### DATA EXTRACT
—————

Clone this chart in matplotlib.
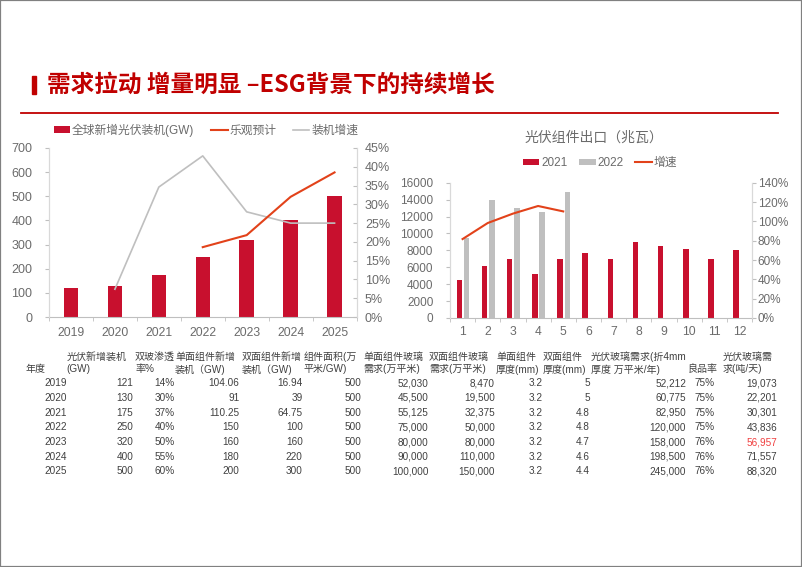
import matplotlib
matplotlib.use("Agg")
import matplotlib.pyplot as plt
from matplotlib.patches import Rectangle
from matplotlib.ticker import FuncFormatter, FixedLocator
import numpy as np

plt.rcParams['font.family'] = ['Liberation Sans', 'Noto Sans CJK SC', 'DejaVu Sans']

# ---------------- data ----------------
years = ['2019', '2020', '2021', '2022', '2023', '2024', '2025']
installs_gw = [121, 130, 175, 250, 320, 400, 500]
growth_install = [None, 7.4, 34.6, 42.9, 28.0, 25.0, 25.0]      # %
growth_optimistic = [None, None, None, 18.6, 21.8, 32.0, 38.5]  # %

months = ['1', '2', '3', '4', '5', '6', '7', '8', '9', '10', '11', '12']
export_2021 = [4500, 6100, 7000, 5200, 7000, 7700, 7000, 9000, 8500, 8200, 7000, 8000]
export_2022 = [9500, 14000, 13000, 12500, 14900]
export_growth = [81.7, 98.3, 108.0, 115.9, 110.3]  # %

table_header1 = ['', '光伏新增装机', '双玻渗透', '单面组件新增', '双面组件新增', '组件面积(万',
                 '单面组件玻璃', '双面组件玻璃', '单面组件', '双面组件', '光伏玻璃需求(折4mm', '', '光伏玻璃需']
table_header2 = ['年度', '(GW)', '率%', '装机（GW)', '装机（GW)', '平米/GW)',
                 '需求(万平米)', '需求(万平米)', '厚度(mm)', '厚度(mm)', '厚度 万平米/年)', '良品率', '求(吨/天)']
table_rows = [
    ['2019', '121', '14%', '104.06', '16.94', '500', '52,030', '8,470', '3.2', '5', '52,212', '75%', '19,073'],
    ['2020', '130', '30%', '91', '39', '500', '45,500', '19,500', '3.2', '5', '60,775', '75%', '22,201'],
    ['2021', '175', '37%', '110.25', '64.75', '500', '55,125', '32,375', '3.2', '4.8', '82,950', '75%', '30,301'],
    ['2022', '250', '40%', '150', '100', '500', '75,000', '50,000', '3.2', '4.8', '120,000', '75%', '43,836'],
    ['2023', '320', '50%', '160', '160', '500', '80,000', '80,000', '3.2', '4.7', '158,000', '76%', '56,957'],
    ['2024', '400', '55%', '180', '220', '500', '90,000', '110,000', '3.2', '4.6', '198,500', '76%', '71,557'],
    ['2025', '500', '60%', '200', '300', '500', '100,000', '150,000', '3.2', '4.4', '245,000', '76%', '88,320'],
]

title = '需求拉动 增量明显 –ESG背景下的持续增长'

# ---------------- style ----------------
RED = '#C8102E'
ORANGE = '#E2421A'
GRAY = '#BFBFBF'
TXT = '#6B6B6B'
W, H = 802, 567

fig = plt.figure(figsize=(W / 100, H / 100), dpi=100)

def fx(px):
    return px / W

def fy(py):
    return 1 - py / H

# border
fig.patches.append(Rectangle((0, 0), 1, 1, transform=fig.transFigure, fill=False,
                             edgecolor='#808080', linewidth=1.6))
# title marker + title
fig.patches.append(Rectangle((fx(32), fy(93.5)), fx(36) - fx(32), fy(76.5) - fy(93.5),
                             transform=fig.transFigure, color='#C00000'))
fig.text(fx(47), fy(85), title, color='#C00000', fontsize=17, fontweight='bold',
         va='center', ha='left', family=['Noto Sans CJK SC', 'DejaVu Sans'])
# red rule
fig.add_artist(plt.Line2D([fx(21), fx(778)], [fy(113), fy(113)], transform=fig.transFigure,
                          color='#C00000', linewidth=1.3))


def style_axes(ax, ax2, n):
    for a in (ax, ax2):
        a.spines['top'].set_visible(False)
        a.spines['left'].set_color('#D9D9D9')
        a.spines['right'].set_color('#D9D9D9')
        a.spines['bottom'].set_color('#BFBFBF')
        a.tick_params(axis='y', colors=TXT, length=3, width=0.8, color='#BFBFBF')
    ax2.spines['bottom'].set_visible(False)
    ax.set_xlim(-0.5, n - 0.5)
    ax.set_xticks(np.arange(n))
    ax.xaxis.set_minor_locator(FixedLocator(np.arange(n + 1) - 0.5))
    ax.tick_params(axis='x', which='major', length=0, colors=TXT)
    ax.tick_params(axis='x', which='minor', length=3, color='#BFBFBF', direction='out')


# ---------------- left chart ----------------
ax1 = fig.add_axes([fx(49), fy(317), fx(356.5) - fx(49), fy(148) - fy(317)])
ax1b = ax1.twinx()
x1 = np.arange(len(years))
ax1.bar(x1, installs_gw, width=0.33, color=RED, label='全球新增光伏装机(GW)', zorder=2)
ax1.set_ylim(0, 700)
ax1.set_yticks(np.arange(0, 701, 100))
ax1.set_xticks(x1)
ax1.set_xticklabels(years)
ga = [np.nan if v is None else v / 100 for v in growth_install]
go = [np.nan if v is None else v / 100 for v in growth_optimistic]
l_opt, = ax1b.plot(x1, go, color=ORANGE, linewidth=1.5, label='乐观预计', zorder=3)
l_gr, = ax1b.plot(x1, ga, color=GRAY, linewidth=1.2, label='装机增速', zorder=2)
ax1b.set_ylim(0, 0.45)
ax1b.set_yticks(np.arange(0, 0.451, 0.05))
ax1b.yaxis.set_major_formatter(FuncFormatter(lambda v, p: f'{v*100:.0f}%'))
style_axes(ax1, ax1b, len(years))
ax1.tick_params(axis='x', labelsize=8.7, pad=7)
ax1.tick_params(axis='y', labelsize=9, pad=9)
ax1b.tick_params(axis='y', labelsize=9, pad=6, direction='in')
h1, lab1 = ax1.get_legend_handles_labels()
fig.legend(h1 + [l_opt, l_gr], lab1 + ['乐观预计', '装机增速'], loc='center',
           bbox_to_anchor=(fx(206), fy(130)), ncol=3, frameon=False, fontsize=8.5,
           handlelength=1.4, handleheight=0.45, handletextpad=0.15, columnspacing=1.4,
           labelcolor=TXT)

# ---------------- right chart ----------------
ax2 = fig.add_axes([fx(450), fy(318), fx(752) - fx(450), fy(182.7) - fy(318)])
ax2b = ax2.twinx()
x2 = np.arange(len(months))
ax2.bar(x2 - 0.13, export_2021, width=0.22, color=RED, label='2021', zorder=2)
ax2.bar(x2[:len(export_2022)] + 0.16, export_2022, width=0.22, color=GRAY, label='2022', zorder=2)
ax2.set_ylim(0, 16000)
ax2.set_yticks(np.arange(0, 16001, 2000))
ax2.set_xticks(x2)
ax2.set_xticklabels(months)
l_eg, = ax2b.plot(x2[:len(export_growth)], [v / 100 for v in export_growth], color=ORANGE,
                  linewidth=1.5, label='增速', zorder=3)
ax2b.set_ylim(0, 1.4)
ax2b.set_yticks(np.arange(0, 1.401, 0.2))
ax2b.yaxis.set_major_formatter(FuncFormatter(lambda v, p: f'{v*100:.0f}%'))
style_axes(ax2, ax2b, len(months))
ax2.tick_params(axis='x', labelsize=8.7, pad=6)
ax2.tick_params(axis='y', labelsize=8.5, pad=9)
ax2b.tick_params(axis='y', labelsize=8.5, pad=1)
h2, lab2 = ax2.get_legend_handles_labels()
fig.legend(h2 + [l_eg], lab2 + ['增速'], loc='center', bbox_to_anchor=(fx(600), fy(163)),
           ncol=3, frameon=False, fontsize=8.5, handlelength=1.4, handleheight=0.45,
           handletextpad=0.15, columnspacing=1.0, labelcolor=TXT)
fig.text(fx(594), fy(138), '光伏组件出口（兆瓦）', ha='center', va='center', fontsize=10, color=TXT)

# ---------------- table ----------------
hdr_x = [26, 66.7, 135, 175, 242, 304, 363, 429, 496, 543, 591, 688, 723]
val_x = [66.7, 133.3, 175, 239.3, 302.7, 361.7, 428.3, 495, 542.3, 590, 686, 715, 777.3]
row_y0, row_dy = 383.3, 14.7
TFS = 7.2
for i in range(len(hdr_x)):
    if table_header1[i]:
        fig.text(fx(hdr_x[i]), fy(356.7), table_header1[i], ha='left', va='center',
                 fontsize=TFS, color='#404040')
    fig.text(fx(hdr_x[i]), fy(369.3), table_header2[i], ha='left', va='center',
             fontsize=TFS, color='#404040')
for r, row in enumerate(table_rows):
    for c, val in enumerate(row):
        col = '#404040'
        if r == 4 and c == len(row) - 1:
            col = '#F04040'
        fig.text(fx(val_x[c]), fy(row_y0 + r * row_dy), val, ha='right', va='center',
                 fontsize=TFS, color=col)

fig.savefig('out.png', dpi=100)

—————

### TO DO
Reproduce only the lines from the beginning of the data through the line that contains "plt.rcParams['font.family'] = ['Liberation", both included, and please drop the pictures.

### SOLUTION TO THE EXERCISE
Clone this chart in matplotlib.
import matplotlib
matplotlib.use("Agg")
import matplotlib.pyplot as plt
from matplotlib.patches import Rectangle
from matplotlib.ticker import FuncFormatter, FixedLocator
import numpy as np

plt.rcParams['font.family'] = ['Liberation Sans', 'Noto Sans CJK SC', 'DejaVu Sans']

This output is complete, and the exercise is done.